Prudence donc! Et attendons peut-être jusqu’à 21 ans, le temps de consolider quelques acquis… Ce qui implique, bien entendu, que ces autorités, qui veulent du bien aux jeunes, organisent, à leur intention, des formations appropriées aux besoins du pays et s’efforcent de créer des entreprises qui leur permettraient d’intégrer valablement le monde du travail.
Les femmes, elles, reçoivent, comme d’habitude, la portion congrue: les locales où l’on ne brasse pas les millions promis aux députés et aux sénateurs, mais où la proximité des électeurs vous maintient constamment sous pression.
Le quota de 30% de représentativité des femmes, décidé à la conférence de Beijing en 1995, et jamais mis en œuvre depuis lors au Congo, va donc s’appliquer enfin, mais pour les seules élections locales et avec un temps de retard sur la nouvelle constitution qui, elle, garantit la parité, Article 17: «La femme a les mêmes droits que l’homme. La loi garantit la parité et assure la promotion ainsi que la représentativité de la femme à toutes les fonctions politiques, électives et administratives».

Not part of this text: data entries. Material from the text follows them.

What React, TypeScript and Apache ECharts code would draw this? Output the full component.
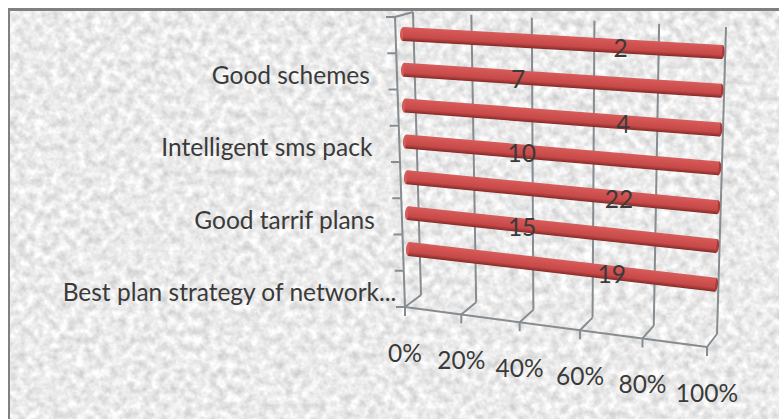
import React, { useEffect, useRef } from "react";
import * as echarts from "echarts";

// Category axis, bottom to top. Only every other name is printed on the axis.
const categories = [
  "Best plan strategy of network...",
  "",
  "Good tarrif plans",
  "",
  "Intelligent sms pack",
  "",
  "Good schemes",
  "",
];
// Responses per category; the first category has no value.
const responses: (number | null)[] = [null, 19, 15, 22, 10, 4, 7, 2];
// Where each value label sits along its bar, in axis percent.
const labelAxisPct: (number | null)[] = [null, 68, 39, 70, 39, 71, 38, 70];
const percentTicks = [0, 20, 40, 60, 80, 100];

type Pt = [number, number];
type Quad = { bl: Pt; br: Pt; tl: Pt; tr: Pt };

// Layout of the tilted 3D box the flat cartesian grid is projected onto.
const backWall: Quad = { bl: [421, 295], br: [717, 334], tl: [413, 12], tr: [726, 27] };
const barPlane: Quad = { bl: [410.5, 302.7], br: [713.8, 343], tl: [402.5, 16], tr: [722.6, 32.6] };
const floorFront: [Pt, Pt] = [[405, 307], [707, 347]];
const sideAxis: [Pt, Pt] = [[405, 307], [395, 17]];

const FONT = '24.5px Lato, "Noto Sans", sans-serif';
const TEXT = "#3a3a3a";
const LINE = "#868c90";

const lerp = (a: Pt, b: Pt, t: number): Pt => [a[0] + (b[0] - a[0]) * t, a[1] + (b[1] - a[1]) * t];
// Foreshortening along the percent axis.
const foreshorten = (u: number) => u + 0.085 * u * (u - 1);
const onQuad = (q: Quad, u: number, v: number): Pt =>
  lerp(lerp(q.bl, q.br, foreshorten(u)), lerp(q.tl, q.tr, foreshorten(u)), v);

// Turn a pixel from the hidden grid into unit coordinates inside that grid.
const toUnit = (cs: any, p: number[]): [number, number] => [
  (p[0] - cs.x) / cs.width,
  (cs.y + cs.height - p[1]) / cs.height,
];

const line = (a: Pt, b: Pt, width = 2) => ({
  type: "line",
  shape: { x1: a[0], y1: a[1], x2: b[0], y2: b[1] },
  style: { stroke: LINE, lineWidth: width },
});

const label = (x: number, y: number, text: string, align: string) => ({
  type: "text",
  style: {
    x,
    y,
    text,
    font: FONT,
    fill: TEXT,
    align,
    textAlign: align,
    verticalAlign: "middle",
    textVerticalAlign: "middle",
  },
});

// Gridline on the back wall, floor edge, tick and percent label for one axis value.
const renderPercentTick = (params: any, api: any) => {
  const value = api.value(0);
  const [u] = toUnit(params.coordSys, api.coord([value, 0]));
  const front = lerp(floorFront[0], floorFront[1], foreshorten(u));
  const base = onQuad(backWall, u, 0);
  const top = onQuad(backWall, u, 1);
  const children: any[] = [
    line(base, top),
    line(front, base),
    line([front[0], front[1] - 1], [front[0], front[1] + 9]),
    label(front[0], front[1] + 45, `${value}%`, "center"),
  ];
  if (value === percentTicks[0]) children.unshift(line(floorFront[0], floorFront[1]));
  return { type: "group", children };
};

// Side axis: one tick per band edge, plus the printed category names.
const renderCategoryTick = (params: any, api: any) => {
  const index = api.value(1);
  const cs = params.coordSys;
  const p = api.coord([0, index]);
  const half = api.size([0, 1])[1] / 2;
  const vLow = (cs.y + cs.height - (p[1] + half)) / cs.height;
  const vMid = (cs.y + cs.height - p[1]) / cs.height;
  const vHigh = (cs.y + cs.height - (p[1] - half)) / cs.height;
  const low = lerp(sideAxis[0], sideAxis[1], vLow);
  const high = lerp(sideAxis[0], sideAxis[1], vHigh);
  const mid = lerp(sideAxis[0], sideAxis[1], vMid);
  const name = categories[index];
  const children: any[] = [
    line(low, high),
    line([low[0] - 9, low[1]], low),
  ];
  if (index === categories.length - 1) {
    children.push(line([high[0] - 9, high[1]], high));
    children.push(line(high, onQuad(backWall, 0, 1)));
  }
  if (name) {
    const right = name.endsWith("...") ? mid[0] - 8 : mid[0] - 27;
    children.push(label(right, mid[1] + 3, name, "right"));
  }
  return { type: "group", children };
};

// A single 100% stacked tube: its length is the value's share of the category total.
const renderBar = (params: any, api: any) => {
  const cs = params.coordSys;
  const [u, v] = toUnit(cs, api.coord([api.value(0), api.value(1)]));
  const a = onQuad(barPlane, 0, v);
  const b = onQuad(barPlane, u, v);
  const dx = b[0] - a[0];
  const dy = b[1] - a[1];
  const len = Math.hypot(dx, dy);
  const n: Pt = [-dy / len, dx / len];
  const r = 7;
  const mid = lerp(a, b, 0.5);
  const tube = new echarts.graphic.LinearGradient(
    mid[0] - n[0] * r,
    mid[1] - n[1] * r,
    mid[0] + n[0] * r,
    mid[1] + n[1] * r,
    [
      { offset: 0, color: "#d4605f" },
      { offset: 0.2, color: "#d45554" },
      { offset: 0.7, color: "#c64a49" },
      { offset: 0.92, color: "#98322f" },
      { offset: 1, color: "#7d2a28" },
    ],
    true
  );
  const angle = Math.atan2(dy, dx);
  const cap = (c: Pt, rx: number, fill: any) => ({
    type: "ellipse",
    x: c[0],
    y: c[1],
    rotation: -angle,
    shape: { cx: 0, cy: 0, rx, ry: r },
    style: { fill },
  });
  return {
    type: "group",
    children: [
      cap(a, 3, "#d45c5a"),
      cap(b, 2.5, "#a83a39"),
      {
        type: "polygon",
        shape: {
          points: [
            [a[0] - n[0] * r, a[1] - n[1] * r],
            [b[0] - n[0] * r, b[1] - n[1] * r],
            [b[0] + n[0] * r, b[1] + n[1] * r],
            [a[0] + n[0] * r, a[1] + n[1] * r],
          ],
        },
        style: { fill: tube },
      },
    ],
  };
};

// Value printed on the centre line of its tube.
const renderValueLabel = (params: any, api: any) => {
  const [u, v] = toUnit(params.coordSys, api.coord([api.value(0), api.value(1)]));
  const p = onQuad(barPlane, u, v);
  return label(p[0], p[1] + 1, String(api.value(2)), "center");
};

const grain =
  "data:image/svg+xml," +
  encodeURIComponent(
    `<svg xmlns="http://www.w3.org/2000/svg" width="779" height="419">
      <filter id="g" x="0" y="0" width="100%" height="100%" color-interpolation-filters="sRGB">
        <feTurbulence type="fractalNoise" baseFrequency="0.12" numOctaves="3" seed="7"/>
        <feColorMatrix type="matrix" values="0.3 0 0 0 0.77  0.3 0 0 0 0.77  0.3 0 0 0 0.77  0 0 0 0 1"/>
      </filter>
      <rect width="779" height="419" filter="url(#g)"/>
    </svg>`
  );

export default function App() {
  const ref = useRef<HTMLDivElement>(null);

  useEffect(() => {
    const chart = echarts.init(ref.current!, undefined, { renderer: "svg" });
    const bars = responses.flatMap((value, index) =>
      value === null ? [] : [[(value / value) * 100, index]]
    );
    const valueLabels = responses.flatMap((value, index) =>
      value === null ? [] : [[labelAxisPct[index], index, value]]
    );
    chart.setOption({
      animation: false,
      tooltip: { show: false },
      grid: { left: 0, right: 0, top: 0, bottom: 0 },
      xAxis: { type: "value", min: 0, max: 100, interval: 20, show: false },
      yAxis: { type: "category", data: categories.map((_, i) => String(i)), show: false },
      series: [
        {
          type: "custom",
          clip: false,
          z: 1,
          silent: true,
          data: percentTicks.map((t) => [t, 0]),
          renderItem: renderPercentTick,
        },
        {
          type: "custom",
          clip: false,
          z: 1,
          silent: true,
          data: categories.map((_, i) => [0, i]),
          renderItem: renderCategoryTick,
        },
        { type: "custom", clip: false, z: 2, silent: true, data: bars, renderItem: renderBar },
        { type: "custom", clip: false, z: 3, silent: true, data: valueLabels, renderItem: renderValueLabel },
      ],
    });
    return () => chart.dispose();
  }, []);

  return (
    <div style={{ position: "absolute", left: 0, top: 0, width: 779, height: 419, overflow: "hidden", background: "#fff" }}>
      <div
        style={{
          position: "absolute",
          left: 8,
          top: 8,
          right: 0,
          bottom: 0,
          borderLeft: "2px solid #808080",
          borderTop: "3px solid #808080",
          backgroundImage: `url("${grain}")`,
        }}
      />
      <div ref={ref} style={{ position: "absolute", left: 0, top: 0, width: 779, height: 419 }} />
    </div>
  );
}
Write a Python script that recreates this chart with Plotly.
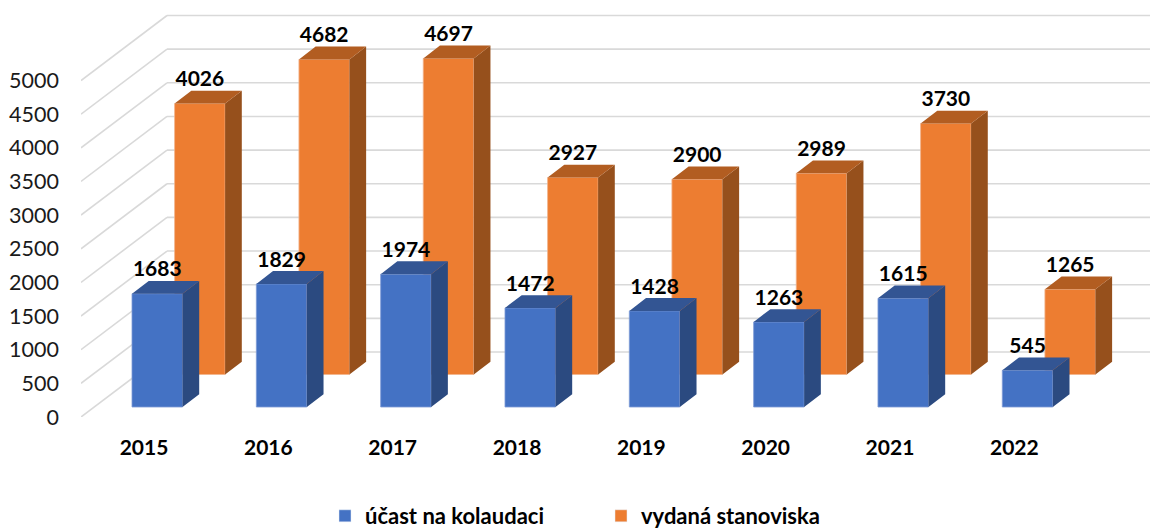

Je m’étonne que les Congolaises, si promptes à apporter leur soutien au régime en place, n’aient pas relevé ce manquement! Sans doute n’ont-elles pas connaissance de la nouvelle Constitution, pour laquelle elles ont voté! Quoiqu’il en soit, force est de constater que les femmes sont, une fois de plus, considérées comme quantité négligeable, même si la caution prévue pour accéder à cette élection est de deux tiers inférieure à celle exigée pour les législatives et les sénatoriales. Est-ce pour tenir compte de ce que la majorité des femmes relèvent essentiellement de l’économie informelle, particulièrement mise à mal en ces temps de crise économique?
Malgré cette fleur faite aux femmes et l’intérêt que semble accorder la nouvelle loi électorale aux jeunes, il est évident qu’elle n’est pas de nature à répondre à l’immense besoin de démocratie qui anime aujourd’hui les citoyens congolais. Les cautionnements élevés qu’elle exige sont prohibitifs pour la grande majorité des Congolais, les femmes et les jeunes en particulier.
Car, contrairement à ce que pourrait laisser croire l’abaissement de l’âge d’accès aux responsabilités politiques, loin de favoriser l’épanouissement des jeunes, le succès précoce, qu’ils ne sauraient être en mesure d’assumer, les réduirait à n’être que les pions de ceux qui feignent de vouloir leur ascension. De libres qu’ils étaient, ils deviendraient les obligés, pour ne pas dire les esclaves de ceux qui auraient facilité leur accès à ces postes, manifestement prévus que pour leurs seuls enfants à eux. La démocratie, débarrassée du poison de l’argent, tant souhaitée par les Congolais, n’est pas pour demain.